Task instructions
Transcribe all the entries word for word, omitting any pictures they contain.

[Source code of charts]
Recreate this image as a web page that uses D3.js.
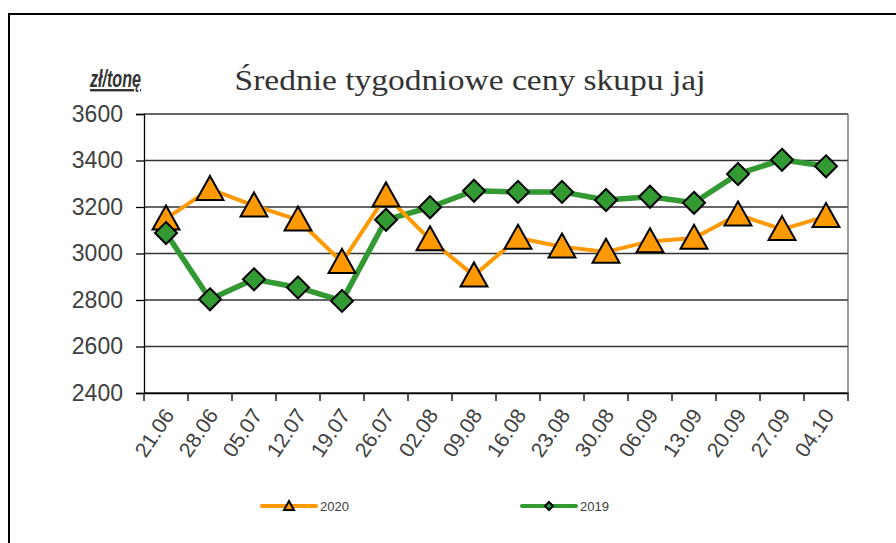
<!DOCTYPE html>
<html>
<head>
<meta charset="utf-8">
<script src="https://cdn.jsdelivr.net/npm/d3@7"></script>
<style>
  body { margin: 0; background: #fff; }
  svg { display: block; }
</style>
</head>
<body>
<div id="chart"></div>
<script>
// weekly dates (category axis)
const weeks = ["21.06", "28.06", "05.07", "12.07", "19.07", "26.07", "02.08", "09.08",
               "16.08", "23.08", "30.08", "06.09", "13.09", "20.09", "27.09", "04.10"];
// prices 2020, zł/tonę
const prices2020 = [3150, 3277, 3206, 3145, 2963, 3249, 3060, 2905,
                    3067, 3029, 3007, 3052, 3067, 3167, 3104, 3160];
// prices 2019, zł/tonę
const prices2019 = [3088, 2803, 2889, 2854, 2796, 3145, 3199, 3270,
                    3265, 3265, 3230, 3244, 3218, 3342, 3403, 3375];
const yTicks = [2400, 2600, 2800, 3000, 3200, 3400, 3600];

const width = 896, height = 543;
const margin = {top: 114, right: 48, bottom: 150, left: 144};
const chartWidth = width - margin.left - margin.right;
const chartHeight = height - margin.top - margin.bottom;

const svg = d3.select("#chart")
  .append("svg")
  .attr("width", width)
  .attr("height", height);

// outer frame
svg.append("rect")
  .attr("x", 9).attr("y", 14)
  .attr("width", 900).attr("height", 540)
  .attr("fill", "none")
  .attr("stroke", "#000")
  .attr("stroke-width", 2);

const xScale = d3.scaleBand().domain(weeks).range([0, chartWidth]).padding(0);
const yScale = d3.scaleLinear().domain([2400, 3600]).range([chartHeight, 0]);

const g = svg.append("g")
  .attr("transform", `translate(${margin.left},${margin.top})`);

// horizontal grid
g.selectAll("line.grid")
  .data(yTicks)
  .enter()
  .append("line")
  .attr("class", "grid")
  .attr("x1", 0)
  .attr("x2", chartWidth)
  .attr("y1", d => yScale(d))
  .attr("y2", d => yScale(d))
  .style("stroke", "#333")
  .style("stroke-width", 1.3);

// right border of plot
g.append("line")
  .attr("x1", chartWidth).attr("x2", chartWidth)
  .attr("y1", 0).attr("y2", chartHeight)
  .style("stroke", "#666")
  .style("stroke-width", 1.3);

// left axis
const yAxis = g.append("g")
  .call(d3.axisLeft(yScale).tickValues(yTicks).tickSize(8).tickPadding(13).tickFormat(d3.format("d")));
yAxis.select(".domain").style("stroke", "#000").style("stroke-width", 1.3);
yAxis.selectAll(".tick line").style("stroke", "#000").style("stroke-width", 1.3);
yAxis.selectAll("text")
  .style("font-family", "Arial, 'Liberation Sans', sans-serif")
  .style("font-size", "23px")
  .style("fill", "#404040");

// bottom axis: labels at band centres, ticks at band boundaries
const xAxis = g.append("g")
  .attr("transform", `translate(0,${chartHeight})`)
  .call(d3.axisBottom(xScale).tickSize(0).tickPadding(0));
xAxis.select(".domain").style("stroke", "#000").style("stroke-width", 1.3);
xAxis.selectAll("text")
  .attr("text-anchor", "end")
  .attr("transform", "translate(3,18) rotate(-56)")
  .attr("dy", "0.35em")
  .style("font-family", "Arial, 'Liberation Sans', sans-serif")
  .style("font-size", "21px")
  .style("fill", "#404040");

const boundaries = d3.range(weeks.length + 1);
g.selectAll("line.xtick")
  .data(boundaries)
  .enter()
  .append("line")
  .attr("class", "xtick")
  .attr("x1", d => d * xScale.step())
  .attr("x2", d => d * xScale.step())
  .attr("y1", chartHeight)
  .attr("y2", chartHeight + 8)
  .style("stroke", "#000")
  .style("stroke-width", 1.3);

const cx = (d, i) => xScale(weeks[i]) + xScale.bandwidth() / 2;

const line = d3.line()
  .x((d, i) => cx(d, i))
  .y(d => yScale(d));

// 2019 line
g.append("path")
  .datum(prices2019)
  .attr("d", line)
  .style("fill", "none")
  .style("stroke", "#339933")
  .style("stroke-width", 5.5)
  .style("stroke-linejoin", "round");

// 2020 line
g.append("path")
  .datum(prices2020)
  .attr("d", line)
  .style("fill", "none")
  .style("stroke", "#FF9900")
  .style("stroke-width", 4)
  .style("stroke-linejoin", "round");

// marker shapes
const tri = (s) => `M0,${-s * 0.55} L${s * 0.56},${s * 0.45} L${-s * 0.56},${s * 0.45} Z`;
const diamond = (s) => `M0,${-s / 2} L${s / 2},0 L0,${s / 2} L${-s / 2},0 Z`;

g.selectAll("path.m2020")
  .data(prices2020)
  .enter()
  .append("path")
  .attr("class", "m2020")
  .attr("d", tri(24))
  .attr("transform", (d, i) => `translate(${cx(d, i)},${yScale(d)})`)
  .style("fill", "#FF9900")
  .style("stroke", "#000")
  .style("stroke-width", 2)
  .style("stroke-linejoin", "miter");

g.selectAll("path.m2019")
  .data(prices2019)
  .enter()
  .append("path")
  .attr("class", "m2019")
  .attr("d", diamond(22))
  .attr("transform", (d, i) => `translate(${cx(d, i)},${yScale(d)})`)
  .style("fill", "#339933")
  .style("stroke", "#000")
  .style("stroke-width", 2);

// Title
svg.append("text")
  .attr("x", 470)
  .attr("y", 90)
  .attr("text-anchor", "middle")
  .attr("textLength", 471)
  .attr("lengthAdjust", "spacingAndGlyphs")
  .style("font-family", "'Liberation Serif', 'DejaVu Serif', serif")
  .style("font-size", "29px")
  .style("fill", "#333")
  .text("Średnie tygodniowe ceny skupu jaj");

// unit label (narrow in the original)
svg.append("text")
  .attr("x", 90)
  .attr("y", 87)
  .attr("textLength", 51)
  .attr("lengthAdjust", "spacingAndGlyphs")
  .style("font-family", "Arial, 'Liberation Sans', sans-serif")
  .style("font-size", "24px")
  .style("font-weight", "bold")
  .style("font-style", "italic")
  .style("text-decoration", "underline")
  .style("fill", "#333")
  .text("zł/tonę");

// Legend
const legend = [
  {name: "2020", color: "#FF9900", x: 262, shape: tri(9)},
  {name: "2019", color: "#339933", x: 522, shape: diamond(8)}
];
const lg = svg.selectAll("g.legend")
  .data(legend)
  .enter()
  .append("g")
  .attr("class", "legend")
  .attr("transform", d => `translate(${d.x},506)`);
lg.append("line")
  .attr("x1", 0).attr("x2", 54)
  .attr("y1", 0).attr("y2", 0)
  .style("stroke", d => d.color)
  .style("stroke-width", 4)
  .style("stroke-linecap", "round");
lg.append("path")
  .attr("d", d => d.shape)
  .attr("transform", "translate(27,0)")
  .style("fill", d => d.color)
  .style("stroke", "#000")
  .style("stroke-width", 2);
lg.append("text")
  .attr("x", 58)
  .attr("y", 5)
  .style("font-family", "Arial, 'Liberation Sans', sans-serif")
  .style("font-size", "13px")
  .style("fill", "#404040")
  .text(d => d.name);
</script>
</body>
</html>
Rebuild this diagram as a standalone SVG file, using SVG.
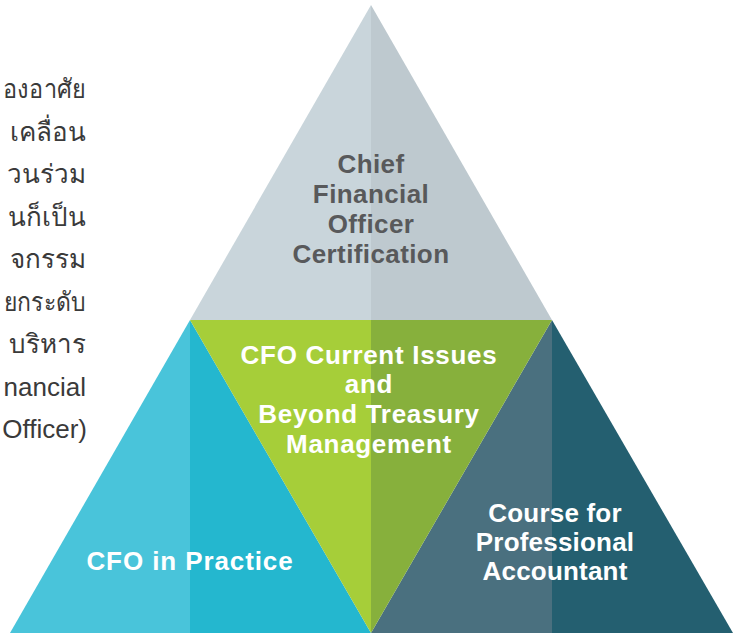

In response
Recreate this image as a web page that uses D3.js.
<!DOCTYPE html>
<html>
<head>
<meta charset="utf-8">
<script src="https://cdn.jsdelivr.net/npm/d3@7"></script>
<style>
  body { margin: 0; background: #fff; }
  svg { display: block; }
</style>
</head>
<body>
<div id="chart"></div>
<script>
// weekly dates (category axis)
const weeks = ["21.06", "28.06", "05.07", "12.07", "19.07", "26.07", "02.08", "09.08",
               "16.08", "23.08", "30.08", "06.09", "13.09", "20.09", "27.09", "04.10"];
// prices 2020, zł/tonę
const prices2020 = [3150, 3277, 3206, 3145, 2963, 3249, 3060, 2905,
                    3067, 3029, 3007, 3052, 3067, 3167, 3104, 3160];
// prices 2019, zł/tonę
const prices2019 = [3088, 2803, 2889, 2854, 2796, 3145, 3199, 3270,
                    3265, 3265, 3230, 3244, 3218, 3342, 3403, 3375];
const yTicks = [2400, 2600, 2800, 3000, 3200, 3400, 3600];

const width = 896, height = 543;
const margin = {top: 114, right: 48, bottom: 150, left: 144};
const chartWidth = width - margin.left - margin.right;
const chartHeight = height - margin.top - margin.bottom;

const svg = d3.select("#chart")
  .append("svg")
  .attr("width", width)
  .attr("height", height);

// outer frame
svg.append("rect")
  .attr("x", 9).attr("y", 14)
  .attr("width", 900).attr("height", 540)
  .attr("fill", "none")
  .attr("stroke", "#000")
  .attr("stroke-width", 2);

const xScale = d3.scaleBand().domain(weeks).range([0, chartWidth]).padding(0);
const yScale = d3.scaleLinear().domain([2400, 3600]).range([chartHeight, 0]);

const g = svg.append("g")
  .attr("transform", `translate(${margin.left},${margin.top})`);

// horizontal grid
g.selectAll("line.grid")
  .data(yTicks)
  .enter()
  .append("line")
  .attr("class", "grid")
  .attr("x1", 0)
  .attr("x2", chartWidth)
  .attr("y1", d => yScale(d))
  .attr("y2", d => yScale(d))
  .style("stroke", "#333")
  .style("stroke-width", 1.3);

// right border of plot
g.append("line")
  .attr("x1", chartWidth).attr("x2", chartWidth)
  .attr("y1", 0).attr("y2", chartHeight)
  .style("stroke", "#666")
  .style("stroke-width", 1.3);

// left axis
const yAxis = g.append("g")
  .call(d3.axisLeft(yScale).tickValues(yTicks).tickSize(8).tickPadding(13).tickFormat(d3.format("d")));
yAxis.select(".domain").style("stroke", "#000").style("stroke-width", 1.3);
yAxis.selectAll(".tick line").style("stroke", "#000").style("stroke-width", 1.3);
yAxis.selectAll("text")
  .style("font-family", "Arial, 'Liberation Sans', sans-serif")
  .style("font-size", "23px")
  .style("fill", "#404040");

// bottom axis: labels at band centres, ticks at band boundaries
const xAxis = g.append("g")
  .attr("transform", `translate(0,${chartHeight})`)
  .call(d3.axisBottom(xScale).tickSize(0).tickPadding(0));
xAxis.select(".domain").style("stroke", "#000").style("stroke-width", 1.3);
xAxis.selectAll("text")
  .attr("text-anchor", "end")
  .attr("transform", "translate(3,18) rotate(-56)")
  .attr("dy", "0.35em")
  .style("font-family", "Arial, 'Liberation Sans', sans-serif")
  .style("font-size", "21px")
  .style("fill", "#404040");

const boundaries = d3.range(weeks.length + 1);
g.selectAll("line.xtick")
  .data(boundaries)
  .enter()
  .append("line")
  .attr("class", "xtick")
  .attr("x1", d => d * xScale.step())
  .attr("x2", d => d * xScale.step())
  .attr("y1", chartHeight)
  .attr("y2", chartHeight + 8)
  .style("stroke", "#000")
  .style("stroke-width", 1.3);

const cx = (d, i) => xScale(weeks[i]) + xScale.bandwidth() / 2;

const line = d3.line()
  .x((d, i) => cx(d, i))
  .y(d => yScale(d));

// 2019 line
g.append("path")
  .datum(prices2019)
  .attr("d", line)
  .style("fill", "none")
  .style("stroke", "#339933")
  .style("stroke-width", 5.5)
  .style("stroke-linejoin", "round");

// 2020 line
g.append("path")
  .datum(prices2020)
  .attr("d", line)
  .style("fill", "none")
  .style("stroke", "#FF9900")
  .style("stroke-width", 4)
  .style("stroke-linejoin", "round");

// marker shapes
const tri = (s) => `M0,${-s * 0.55} L${s * 0.56},${s * 0.45} L${-s * 0.56},${s * 0.45} Z`;
const diamond = (s) => `M0,${-s / 2} L${s / 2},0 L0,${s / 2} L${-s / 2},0 Z`;

g.selectAll("path.m2020")
  .data(prices2020)
  .enter()
  .append("path")
  .attr("class", "m2020")
  .attr("d", tri(24))
  .attr("transform", (d, i) => `translate(${cx(d, i)},${yScale(d)})`)
  .style("fill", "#FF9900")
  .style("stroke", "#000")
  .style("stroke-width", 2)
  .style("stroke-linejoin", "miter");

g.selectAll("path.m2019")
  .data(prices2019)
  .enter()
  .append("path")
  .attr("class", "m2019")
  .attr("d", diamond(22))
  .attr("transform", (d, i) => `translate(${cx(d, i)},${yScale(d)})`)
  .style("fill", "#339933")
  .style("stroke", "#000")
  .style("stroke-width", 2);

// Title
svg.append("text")
  .attr("x", 470)
  .attr("y", 90)
  .attr("text-anchor", "middle")
  .attr("textLength", 471)
  .attr("lengthAdjust", "spacingAndGlyphs")
  .style("font-family", "'Liberation Serif', 'DejaVu Serif', serif")
  .style("font-size", "29px")
  .style("fill", "#333")
  .text("Średnie tygodniowe ceny skupu jaj");

// unit label (narrow in the original)
svg.append("text")
  .attr("x", 90)
  .attr("y", 87)
  .attr("textLength", 51)
  .attr("lengthAdjust", "spacingAndGlyphs")
  .style("font-family", "Arial, 'Liberation Sans', sans-serif")
  .style("font-size", "24px")
  .style("font-weight", "bold")
  .style("font-style", "italic")
  .style("text-decoration", "underline")
  .style("fill", "#333")
  .text("zł/tonę");

// Legend
const legend = [
  {name: "2020", color: "#FF9900", x: 262, shape: tri(9)},
  {name: "2019", color: "#339933", x: 522, shape: diamond(8)}
];
const lg = svg.selectAll("g.legend")
  .data(legend)
  .enter()
  .append("g")
  .attr("class", "legend")
  .attr("transform", d => `translate(${d.x},506)`);
lg.append("line")
  .attr("x1", 0).attr("x2", 54)
  .attr("y1", 0).attr("y2", 0)
  .style("stroke", d => d.color)
  .style("stroke-width", 4)
  .style("stroke-linecap", "round");
lg.append("path")
  .attr("d", d => d.shape)
  .attr("transform", "translate(27,0)")
  .style("fill", d => d.color)
  .style("stroke", "#000")
  .style("stroke-width", 2);
lg.append("text")
  .attr("x", 58)
  .attr("y", 5)
  .style("font-family", "Arial, 'Liberation Sans', sans-serif")
  .style("font-size", "13px")
  .style("fill", "#404040")
  .text(d => d.name);
</script>
</body>
</html>
Rebuild this diagram as a standalone SVG file, using SVG.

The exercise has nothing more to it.